▸ **Exercise details**
Leaving out every picture, copy the lines of the data exactly, from the first through the line containing "const seriesNames = ['Pipeline".

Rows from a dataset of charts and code
/---

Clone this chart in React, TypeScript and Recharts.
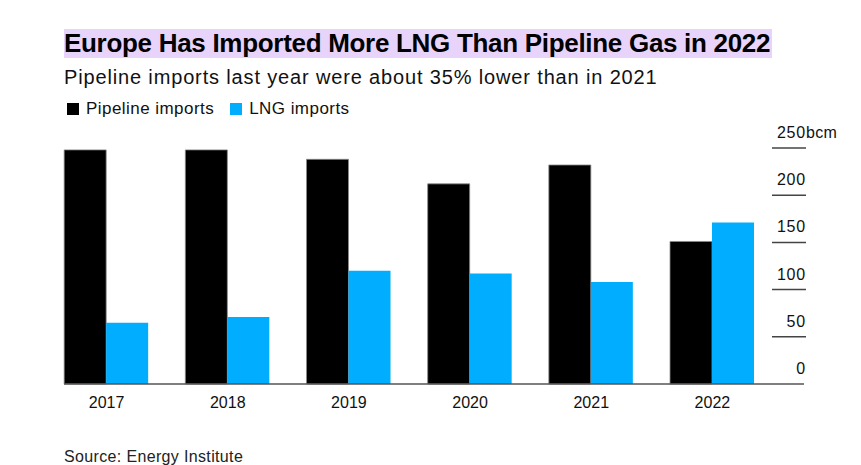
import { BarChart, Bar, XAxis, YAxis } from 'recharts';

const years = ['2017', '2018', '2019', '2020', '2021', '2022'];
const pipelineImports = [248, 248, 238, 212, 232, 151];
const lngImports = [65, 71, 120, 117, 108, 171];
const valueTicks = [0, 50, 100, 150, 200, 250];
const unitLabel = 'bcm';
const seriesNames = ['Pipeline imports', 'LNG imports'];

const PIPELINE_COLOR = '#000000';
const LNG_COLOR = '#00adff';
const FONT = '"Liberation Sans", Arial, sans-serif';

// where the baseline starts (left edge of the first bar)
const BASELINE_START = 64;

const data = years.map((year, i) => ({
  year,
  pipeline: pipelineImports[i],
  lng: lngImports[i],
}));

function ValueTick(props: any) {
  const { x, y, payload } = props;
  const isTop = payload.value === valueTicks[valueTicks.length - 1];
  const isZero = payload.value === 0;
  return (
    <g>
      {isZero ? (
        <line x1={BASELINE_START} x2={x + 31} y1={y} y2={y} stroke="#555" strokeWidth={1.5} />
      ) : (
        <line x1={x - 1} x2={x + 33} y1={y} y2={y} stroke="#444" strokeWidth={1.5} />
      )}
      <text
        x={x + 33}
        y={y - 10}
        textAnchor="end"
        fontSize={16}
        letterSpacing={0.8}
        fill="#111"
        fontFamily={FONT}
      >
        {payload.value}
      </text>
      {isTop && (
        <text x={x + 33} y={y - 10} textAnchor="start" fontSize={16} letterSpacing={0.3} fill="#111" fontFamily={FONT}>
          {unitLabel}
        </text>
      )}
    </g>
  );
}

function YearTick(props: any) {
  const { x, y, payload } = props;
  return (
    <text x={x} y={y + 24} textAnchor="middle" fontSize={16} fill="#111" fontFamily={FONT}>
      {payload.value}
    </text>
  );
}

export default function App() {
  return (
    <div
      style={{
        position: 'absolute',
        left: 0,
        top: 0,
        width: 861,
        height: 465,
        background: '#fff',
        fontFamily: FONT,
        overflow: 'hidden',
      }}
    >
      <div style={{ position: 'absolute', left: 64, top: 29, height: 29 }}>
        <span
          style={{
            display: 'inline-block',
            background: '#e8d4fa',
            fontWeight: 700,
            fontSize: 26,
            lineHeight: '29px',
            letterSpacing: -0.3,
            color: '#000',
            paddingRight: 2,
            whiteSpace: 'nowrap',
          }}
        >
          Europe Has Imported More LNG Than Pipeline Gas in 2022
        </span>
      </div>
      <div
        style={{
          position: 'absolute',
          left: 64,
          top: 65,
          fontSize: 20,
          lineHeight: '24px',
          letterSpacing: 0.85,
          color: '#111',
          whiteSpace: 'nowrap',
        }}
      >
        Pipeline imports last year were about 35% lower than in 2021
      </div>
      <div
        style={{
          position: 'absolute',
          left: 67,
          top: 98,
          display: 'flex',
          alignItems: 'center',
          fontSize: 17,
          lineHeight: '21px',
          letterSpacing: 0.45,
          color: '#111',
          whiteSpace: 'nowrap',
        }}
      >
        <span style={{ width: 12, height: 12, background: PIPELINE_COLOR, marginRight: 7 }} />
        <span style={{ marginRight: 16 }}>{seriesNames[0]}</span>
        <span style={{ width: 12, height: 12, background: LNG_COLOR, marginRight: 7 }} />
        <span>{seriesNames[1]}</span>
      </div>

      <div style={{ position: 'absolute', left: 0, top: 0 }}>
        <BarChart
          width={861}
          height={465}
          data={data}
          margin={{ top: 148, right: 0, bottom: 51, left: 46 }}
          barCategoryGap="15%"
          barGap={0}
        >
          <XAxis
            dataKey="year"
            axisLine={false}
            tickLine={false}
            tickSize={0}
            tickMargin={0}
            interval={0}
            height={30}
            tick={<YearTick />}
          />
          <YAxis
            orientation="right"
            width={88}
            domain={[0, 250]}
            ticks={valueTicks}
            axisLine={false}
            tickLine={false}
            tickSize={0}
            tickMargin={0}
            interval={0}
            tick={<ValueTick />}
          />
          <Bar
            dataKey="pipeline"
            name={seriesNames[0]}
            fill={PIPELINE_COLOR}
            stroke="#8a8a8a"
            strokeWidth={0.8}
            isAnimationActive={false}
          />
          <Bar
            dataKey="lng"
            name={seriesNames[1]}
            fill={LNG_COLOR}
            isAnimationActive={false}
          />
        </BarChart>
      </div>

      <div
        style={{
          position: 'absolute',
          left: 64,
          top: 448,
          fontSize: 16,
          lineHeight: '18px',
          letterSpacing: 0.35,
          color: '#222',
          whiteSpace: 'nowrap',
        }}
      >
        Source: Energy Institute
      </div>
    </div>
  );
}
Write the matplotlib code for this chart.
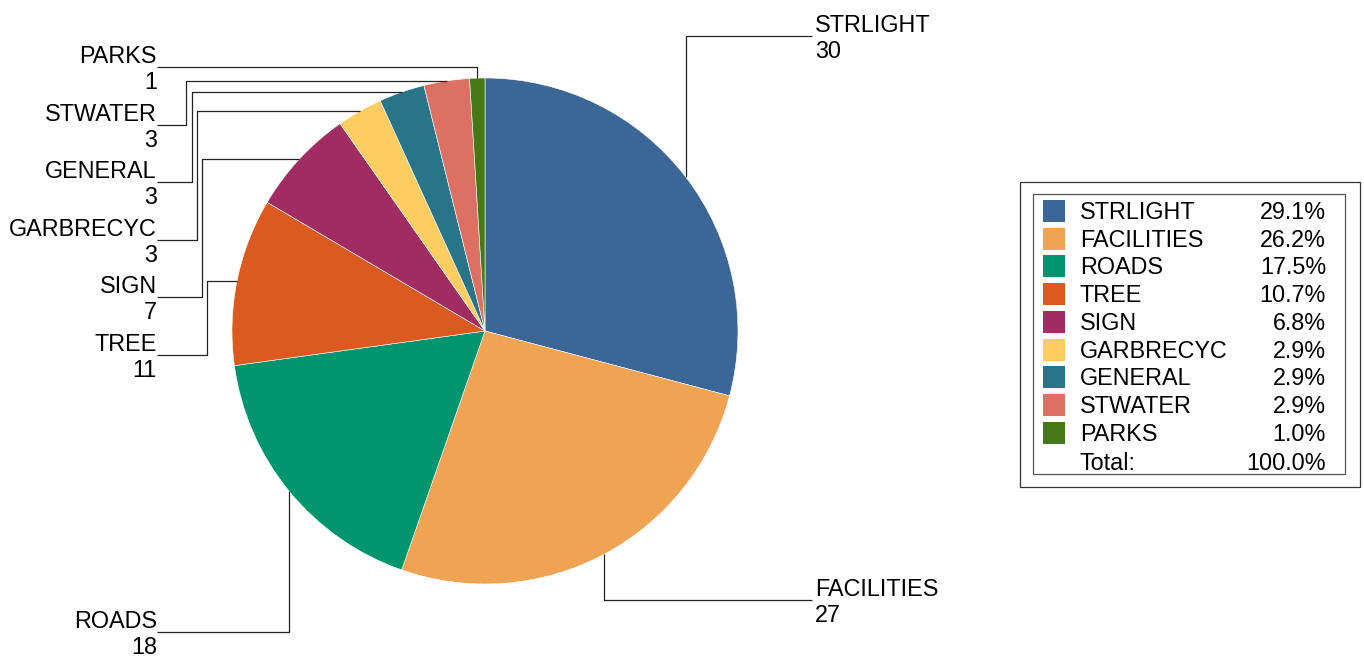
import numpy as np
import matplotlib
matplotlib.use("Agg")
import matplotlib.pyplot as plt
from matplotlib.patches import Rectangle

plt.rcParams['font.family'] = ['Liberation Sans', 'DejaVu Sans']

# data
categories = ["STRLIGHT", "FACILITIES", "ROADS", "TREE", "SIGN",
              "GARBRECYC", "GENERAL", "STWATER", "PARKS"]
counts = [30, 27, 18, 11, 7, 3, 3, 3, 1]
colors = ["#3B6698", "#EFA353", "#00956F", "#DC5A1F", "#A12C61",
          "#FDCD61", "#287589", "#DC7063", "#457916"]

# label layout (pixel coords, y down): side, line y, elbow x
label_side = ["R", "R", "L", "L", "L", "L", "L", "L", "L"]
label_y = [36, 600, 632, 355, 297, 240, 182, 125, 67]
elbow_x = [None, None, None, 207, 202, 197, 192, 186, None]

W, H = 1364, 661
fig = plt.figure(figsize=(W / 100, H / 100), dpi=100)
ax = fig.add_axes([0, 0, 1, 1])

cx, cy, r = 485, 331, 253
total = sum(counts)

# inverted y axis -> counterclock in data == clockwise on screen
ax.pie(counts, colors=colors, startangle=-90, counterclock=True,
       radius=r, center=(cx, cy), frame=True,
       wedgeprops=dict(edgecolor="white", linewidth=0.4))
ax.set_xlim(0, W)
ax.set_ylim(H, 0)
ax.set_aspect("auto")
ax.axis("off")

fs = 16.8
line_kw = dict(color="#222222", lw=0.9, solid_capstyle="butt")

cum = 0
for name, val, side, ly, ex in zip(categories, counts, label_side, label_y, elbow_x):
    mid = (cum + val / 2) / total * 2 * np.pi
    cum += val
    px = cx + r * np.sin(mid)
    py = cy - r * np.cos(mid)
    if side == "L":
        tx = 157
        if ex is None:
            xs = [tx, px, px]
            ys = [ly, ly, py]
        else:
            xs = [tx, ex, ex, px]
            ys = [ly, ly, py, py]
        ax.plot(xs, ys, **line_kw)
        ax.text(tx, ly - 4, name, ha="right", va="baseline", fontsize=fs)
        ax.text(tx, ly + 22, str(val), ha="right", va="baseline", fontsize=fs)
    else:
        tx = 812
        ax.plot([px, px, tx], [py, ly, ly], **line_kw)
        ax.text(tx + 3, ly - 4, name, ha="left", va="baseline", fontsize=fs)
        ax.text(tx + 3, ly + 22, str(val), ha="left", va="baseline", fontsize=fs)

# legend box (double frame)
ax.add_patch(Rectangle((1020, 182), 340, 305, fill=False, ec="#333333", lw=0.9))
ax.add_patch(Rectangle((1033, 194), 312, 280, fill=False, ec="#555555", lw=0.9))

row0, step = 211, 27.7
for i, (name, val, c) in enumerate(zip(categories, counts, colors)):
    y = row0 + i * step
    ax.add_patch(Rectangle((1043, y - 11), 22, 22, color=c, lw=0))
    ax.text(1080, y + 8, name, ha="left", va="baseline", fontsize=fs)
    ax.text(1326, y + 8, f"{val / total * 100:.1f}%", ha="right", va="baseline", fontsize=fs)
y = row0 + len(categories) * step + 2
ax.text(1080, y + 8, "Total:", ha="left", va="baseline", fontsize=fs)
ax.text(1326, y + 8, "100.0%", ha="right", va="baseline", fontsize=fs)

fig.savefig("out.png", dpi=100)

\---

▸ **Solution to this exercise**
Clone this chart in React, TypeScript and Recharts.
import { BarChart, Bar, XAxis, YAxis } from 'recharts';

const years = ['2017', '2018', '2019', '2020', '2021', '2022'];
const pipelineImports = [248, 248, 238, 212, 232, 151];
const lngImports = [65, 71, 120, 117, 108, 171];
const valueTicks = [0, 50, 100, 150, 200, 250];
const unitLabel = 'bcm';
const seriesNames = ['Pipeline imports', 'LNG imports'];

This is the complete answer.